The question is, is there a BMC command to override the assertion of PCIe power throttling signal / PCIe power monitoring for C4130?
Sincerely,
Mike
apescairos
4 Posts
0
November 9th, 2021 06:00
Bumping up this topic since it's not resolved.
Could anobody please advise on ipmitool raw command to override this behaviour when BIOS/IPMI signals the BMC to assert PCIe power brake and/or cpu hot signals for SXM2 GPU when the configuration is unsupported?
The same SXM2 carrier board and V100 combo works fine (i.e. without power brake) when removed from C4130 and placed in C4140.
Sincerely,
Mike
DELL-Shine K
4 Operator
4 Operator
•
3K Posts
1
November 9th, 2021 17:00
I do not have any details on ipmitool command to change this behavior.
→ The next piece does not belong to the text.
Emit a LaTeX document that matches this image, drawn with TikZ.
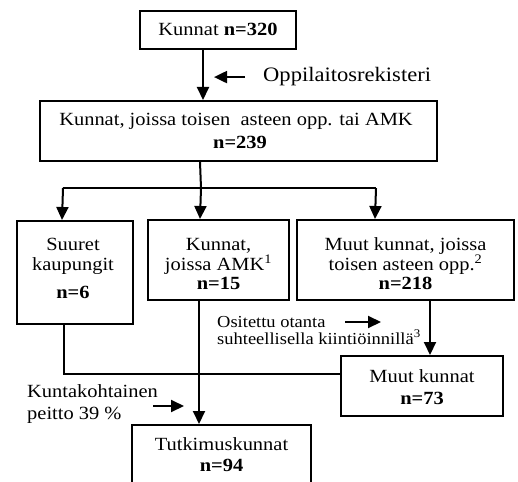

Sorry I could not help you on this
apescairos
4 Posts
0
November 16th, 2021 07:00
Update:
Unsupported SXM2 GPGPUs get throttled with "HW Power Brake Slowdown" because the BMC (iDRAC) fails to find power data for their VID/DID in power tables:
Nov 16 10:04:32 idrac-FFDCWL2 L5, S55 [9322]: DellGPGPUPwrBudget: FRU read unsuccessful, getting power data from tables
Nov 16 10:04:32 idrac-FFDCWL2 L4, S55 [9322]: GetGPGPUPwr: Looking for VID=0x10de DID=0x1db5 SVID=0x10de SDID=0x1249
Nov 16 10:04:32 idrac-FFDCWL2 L4, S55 [9322]: GetGPGPUPwr: End of table reached (Entry 92). Didn't find a power table match for device
Adding an entry to power table makes the GPGPU run at full speed. Yes it does not seem that it's possible to do it via ipmi. Managed to find a workaround, working on a more permanent solution. Might update later.